Bayern verpflichtet Ivan Perisic: Eine Notlösung – nicht mehr, nicht weniger
Die Verpflichtung von Ivan Perisic ist weder oberstes Regal noch unterste Schublade. Vielmehr entspringt sie der Münchner Verlegenheit. Ein Kommentar.
Bayern-Präsident Uli Hoeneß ist oft in die Schublade der Prahler und Wichtigtuer gesteckt worden. „Wenn Sie wüssten, was wir alles schon sicher haben für die neue Saison.“ Mit diesem Satz hat er diese Schublade im Februar eher weiter zu- als aufgemacht. Denn passiert ist in Sachen Transfers bei den Münchnern seitdem kaum noch was. Entsprechend groß war die Häme.
Die dürfte sich auch nach der Verpflichtung von Ivan Perisic nicht so schnell legen. Denn der kroatische Nationalspieler gehört definitiv nicht zu denen, deren Verträge Hoeneß zu Beginn des Jahres in seiner ganz eigenen Schublade wähnte. Im Gegenteil. Der Transfer lässt sich vielmehr als eine späte Reaktion auf die bislang arg zugeklemmt verlaufende Suche der Münchner nach Verstärkung auf den offensiven Außenbahnen lesen.
Leroy Sané, Gareth Bale, Philippe Coutinho – das sind die großen, spektakulären Kaliber, die den Anspruch der Bayern als europäisches Spitzenteam der Kategorie Barcelona, Liverpool, Madrid oder Manchester untermauern würden. Ivan Perisic dagegen ist kein Weltstar.

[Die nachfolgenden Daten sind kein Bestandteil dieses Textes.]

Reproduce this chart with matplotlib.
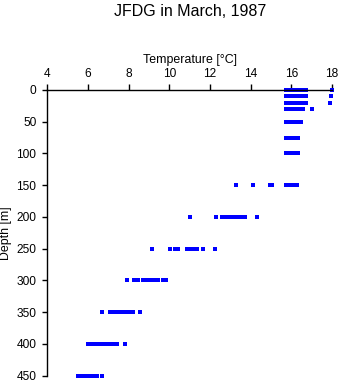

Er spielte bisher in Brügge, Dortmund, Wolfsburg und Mailand, mit 30 Jahren hat er diskrete 17 Champions-League-Spiele absolviert.
Bevor jetzt aber gar nichts mehr passiert in München und die Schubladen noch weiter zugehen, braucht es zumindest eine provisorische Lösung. Die ist Perisic. Für beide Seiten ist der Transfer sinnvoll: Perisics Situation in Mailand war unter dem neuen Trainer Antonio Conte offenbar eher unterste Schublade, jetzt tun sich für ihn Titelchancen bei einem ambitionierten Klub auf.
Bayern bekommt hingegen für vergleichsweise kleines Geld einen dynamischen und flexiblen Spieler für die Außenbahn. Falls Perisic hinter Serge Gnabry und Kingsley Coman – sollten sie denn einmal gleichzeitig fit sein – sowie der ausstehenden Königsverpflichtung der Bayern – sollte sie denn noch kommen – keinen Stammplatz erhält, würde er sich wohl nicht großartig beklagen. Für das erste Bundesligaspiel am Freitag gegen Hertha BSC ist er ohnehin gelbgesperrt, weil er bei seinem vorigen Verein Inter Mailand am letzten Serie-A-Spieltag die fünfte Verwarnung gesehen hatte.
Und klappt das Ganze mit Perisic nicht wie gewünscht, lässt sich die Schublade nach einem Jahr Leihe wieder ganz sauber schließen.